> Material provided
════

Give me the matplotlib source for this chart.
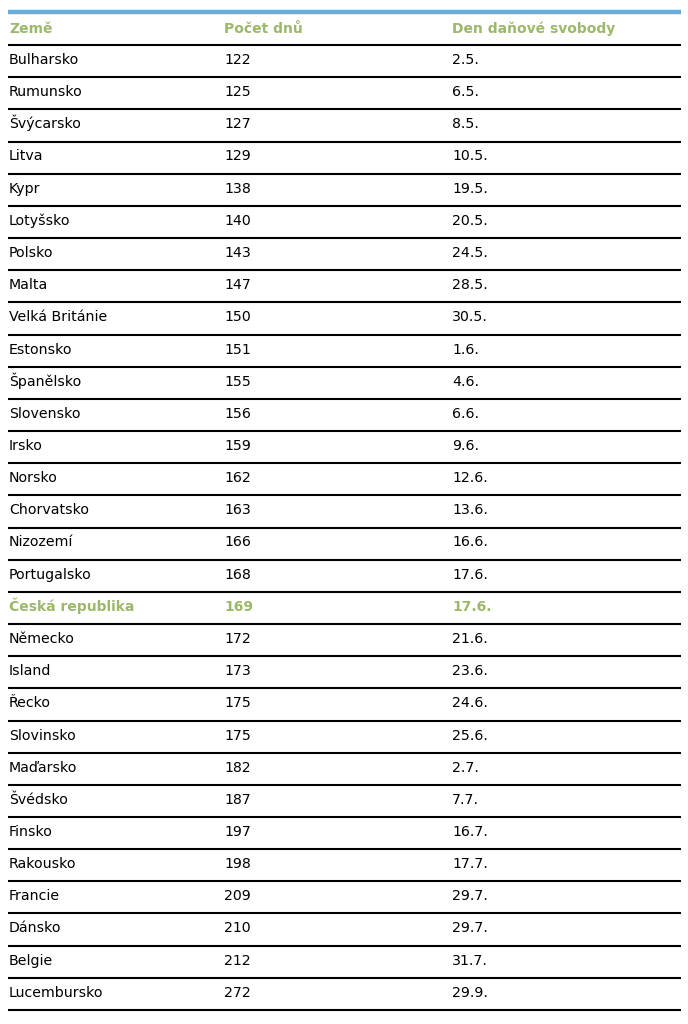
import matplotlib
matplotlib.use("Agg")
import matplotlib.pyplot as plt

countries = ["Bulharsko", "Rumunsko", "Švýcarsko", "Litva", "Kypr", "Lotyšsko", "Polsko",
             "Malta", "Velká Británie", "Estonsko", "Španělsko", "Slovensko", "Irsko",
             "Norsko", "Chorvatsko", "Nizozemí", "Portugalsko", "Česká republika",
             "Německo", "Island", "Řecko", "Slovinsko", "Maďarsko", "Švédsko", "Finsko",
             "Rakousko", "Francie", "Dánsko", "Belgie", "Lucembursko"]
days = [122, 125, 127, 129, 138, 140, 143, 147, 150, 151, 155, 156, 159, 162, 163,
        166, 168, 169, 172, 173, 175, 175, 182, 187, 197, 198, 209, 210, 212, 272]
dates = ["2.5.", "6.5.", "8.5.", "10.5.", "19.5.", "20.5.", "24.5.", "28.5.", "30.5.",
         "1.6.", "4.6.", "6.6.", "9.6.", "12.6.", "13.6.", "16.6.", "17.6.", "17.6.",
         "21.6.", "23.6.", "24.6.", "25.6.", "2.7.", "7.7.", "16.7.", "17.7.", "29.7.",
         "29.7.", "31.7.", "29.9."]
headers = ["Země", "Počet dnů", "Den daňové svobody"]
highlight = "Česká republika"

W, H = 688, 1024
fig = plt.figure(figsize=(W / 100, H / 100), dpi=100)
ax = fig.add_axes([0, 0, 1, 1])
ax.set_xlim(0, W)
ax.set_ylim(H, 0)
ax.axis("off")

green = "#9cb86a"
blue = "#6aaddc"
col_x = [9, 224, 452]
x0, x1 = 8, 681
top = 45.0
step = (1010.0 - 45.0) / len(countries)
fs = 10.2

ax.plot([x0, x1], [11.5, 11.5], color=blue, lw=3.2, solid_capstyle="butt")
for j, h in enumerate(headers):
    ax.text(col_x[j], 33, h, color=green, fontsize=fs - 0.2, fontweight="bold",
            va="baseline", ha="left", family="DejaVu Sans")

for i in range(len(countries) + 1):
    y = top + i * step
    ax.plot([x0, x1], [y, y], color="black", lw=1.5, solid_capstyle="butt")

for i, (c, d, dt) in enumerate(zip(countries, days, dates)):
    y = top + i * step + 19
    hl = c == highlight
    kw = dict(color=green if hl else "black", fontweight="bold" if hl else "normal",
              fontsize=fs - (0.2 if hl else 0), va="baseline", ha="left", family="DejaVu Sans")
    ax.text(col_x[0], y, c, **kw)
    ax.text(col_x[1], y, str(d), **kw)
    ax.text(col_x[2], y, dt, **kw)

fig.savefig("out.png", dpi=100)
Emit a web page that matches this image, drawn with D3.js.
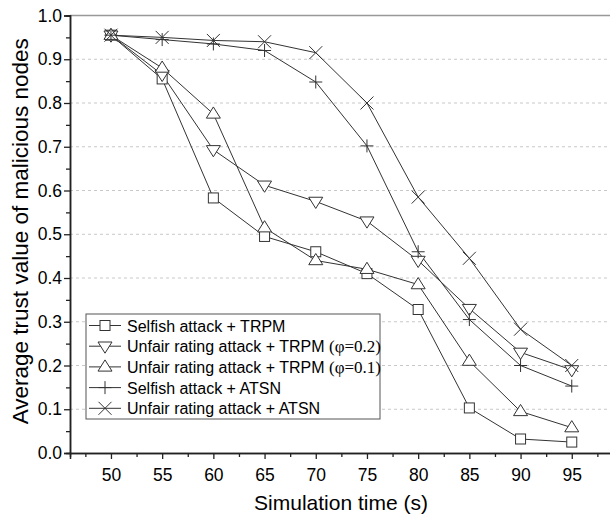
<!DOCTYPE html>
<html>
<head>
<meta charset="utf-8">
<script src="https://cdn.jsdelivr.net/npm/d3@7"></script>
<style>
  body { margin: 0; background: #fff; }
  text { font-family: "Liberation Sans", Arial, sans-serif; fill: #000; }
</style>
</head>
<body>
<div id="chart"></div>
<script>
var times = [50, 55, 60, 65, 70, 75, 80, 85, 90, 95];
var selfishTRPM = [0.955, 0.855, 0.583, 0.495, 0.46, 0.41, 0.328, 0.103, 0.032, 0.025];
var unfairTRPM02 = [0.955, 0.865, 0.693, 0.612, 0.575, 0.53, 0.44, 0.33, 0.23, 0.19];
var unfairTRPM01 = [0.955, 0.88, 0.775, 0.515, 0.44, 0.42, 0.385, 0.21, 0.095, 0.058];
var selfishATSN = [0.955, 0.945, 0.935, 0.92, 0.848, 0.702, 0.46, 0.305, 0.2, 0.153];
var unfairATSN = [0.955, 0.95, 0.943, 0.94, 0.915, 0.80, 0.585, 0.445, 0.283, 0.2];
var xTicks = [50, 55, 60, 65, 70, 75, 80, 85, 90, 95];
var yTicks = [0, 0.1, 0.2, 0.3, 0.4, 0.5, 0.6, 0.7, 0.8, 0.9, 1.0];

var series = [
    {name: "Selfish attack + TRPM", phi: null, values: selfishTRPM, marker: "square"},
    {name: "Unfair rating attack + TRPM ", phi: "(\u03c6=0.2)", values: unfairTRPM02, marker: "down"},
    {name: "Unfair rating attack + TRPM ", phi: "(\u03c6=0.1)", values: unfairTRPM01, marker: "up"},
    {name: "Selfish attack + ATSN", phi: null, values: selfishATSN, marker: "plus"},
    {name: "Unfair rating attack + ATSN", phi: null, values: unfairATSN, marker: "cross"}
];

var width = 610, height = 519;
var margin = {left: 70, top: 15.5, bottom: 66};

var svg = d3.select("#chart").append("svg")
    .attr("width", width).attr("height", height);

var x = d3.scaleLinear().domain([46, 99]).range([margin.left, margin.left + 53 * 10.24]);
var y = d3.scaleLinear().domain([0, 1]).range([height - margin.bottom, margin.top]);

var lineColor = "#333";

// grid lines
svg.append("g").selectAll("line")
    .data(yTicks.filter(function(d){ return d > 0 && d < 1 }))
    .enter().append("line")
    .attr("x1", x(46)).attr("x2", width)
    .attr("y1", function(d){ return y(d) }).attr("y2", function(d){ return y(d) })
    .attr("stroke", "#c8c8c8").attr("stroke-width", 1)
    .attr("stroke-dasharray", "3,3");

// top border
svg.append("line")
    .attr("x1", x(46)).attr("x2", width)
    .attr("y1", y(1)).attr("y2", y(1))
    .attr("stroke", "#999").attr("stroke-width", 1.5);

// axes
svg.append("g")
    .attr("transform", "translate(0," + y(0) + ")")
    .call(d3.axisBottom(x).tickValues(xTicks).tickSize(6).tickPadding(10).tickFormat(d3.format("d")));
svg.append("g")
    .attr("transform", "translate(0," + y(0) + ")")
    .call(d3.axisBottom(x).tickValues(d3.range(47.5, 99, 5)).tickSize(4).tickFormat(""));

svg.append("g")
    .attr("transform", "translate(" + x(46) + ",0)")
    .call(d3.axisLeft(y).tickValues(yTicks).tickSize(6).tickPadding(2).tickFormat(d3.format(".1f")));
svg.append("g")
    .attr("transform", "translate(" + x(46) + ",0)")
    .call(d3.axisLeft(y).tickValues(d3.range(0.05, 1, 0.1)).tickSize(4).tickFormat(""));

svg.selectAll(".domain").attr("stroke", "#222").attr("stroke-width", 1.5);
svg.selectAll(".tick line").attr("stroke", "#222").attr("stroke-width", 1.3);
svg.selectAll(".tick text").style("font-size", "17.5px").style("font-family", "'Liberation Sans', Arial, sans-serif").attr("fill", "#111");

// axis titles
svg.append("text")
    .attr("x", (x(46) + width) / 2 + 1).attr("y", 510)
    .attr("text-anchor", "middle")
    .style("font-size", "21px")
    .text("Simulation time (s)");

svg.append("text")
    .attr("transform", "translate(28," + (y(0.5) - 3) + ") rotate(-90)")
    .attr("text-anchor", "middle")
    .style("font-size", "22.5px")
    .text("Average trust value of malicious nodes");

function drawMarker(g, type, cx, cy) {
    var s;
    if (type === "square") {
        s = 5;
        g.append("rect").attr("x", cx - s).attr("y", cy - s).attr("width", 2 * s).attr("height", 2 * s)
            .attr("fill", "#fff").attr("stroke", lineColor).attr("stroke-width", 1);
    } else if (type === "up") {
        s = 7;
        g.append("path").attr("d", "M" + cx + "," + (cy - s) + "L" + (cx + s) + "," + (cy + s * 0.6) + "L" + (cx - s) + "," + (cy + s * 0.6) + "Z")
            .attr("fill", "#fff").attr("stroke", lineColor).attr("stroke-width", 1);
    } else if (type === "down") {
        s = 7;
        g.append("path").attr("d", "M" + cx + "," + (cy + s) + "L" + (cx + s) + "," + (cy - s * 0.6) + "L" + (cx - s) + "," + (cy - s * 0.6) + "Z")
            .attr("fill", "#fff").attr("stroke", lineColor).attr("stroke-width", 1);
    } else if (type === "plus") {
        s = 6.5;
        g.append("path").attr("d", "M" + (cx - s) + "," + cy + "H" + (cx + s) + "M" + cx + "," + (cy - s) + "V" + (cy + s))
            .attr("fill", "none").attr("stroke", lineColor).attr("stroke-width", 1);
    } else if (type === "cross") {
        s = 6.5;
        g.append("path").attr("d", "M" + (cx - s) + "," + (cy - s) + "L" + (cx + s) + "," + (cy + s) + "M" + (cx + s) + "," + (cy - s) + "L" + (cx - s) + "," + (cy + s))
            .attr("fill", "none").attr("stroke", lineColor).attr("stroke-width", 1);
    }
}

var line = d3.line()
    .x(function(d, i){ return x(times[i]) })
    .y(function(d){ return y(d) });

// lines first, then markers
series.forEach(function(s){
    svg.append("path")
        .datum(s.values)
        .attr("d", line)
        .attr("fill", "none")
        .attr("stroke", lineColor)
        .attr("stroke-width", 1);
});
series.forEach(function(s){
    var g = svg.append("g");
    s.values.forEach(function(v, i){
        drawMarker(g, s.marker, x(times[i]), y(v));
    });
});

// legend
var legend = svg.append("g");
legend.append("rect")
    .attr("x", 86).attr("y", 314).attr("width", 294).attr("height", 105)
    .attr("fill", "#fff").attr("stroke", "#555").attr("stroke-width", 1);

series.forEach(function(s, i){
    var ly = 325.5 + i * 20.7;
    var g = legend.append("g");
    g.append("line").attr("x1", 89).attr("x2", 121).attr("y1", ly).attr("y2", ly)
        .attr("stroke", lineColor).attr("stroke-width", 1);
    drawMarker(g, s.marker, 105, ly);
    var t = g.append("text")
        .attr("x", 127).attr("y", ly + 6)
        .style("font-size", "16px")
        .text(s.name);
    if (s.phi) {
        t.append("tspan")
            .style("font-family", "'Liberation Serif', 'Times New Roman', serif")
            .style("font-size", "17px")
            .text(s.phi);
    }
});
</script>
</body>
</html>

════

> Directions for this task
Print, exactly as written, the lines above from the first one to the one containing "import matplotlib.pyplot as plt". Leave out pictures.

> Right answer
Give me the matplotlib source for this chart.
import matplotlib
matplotlib.use("Agg")
import matplotlib.pyplot as plt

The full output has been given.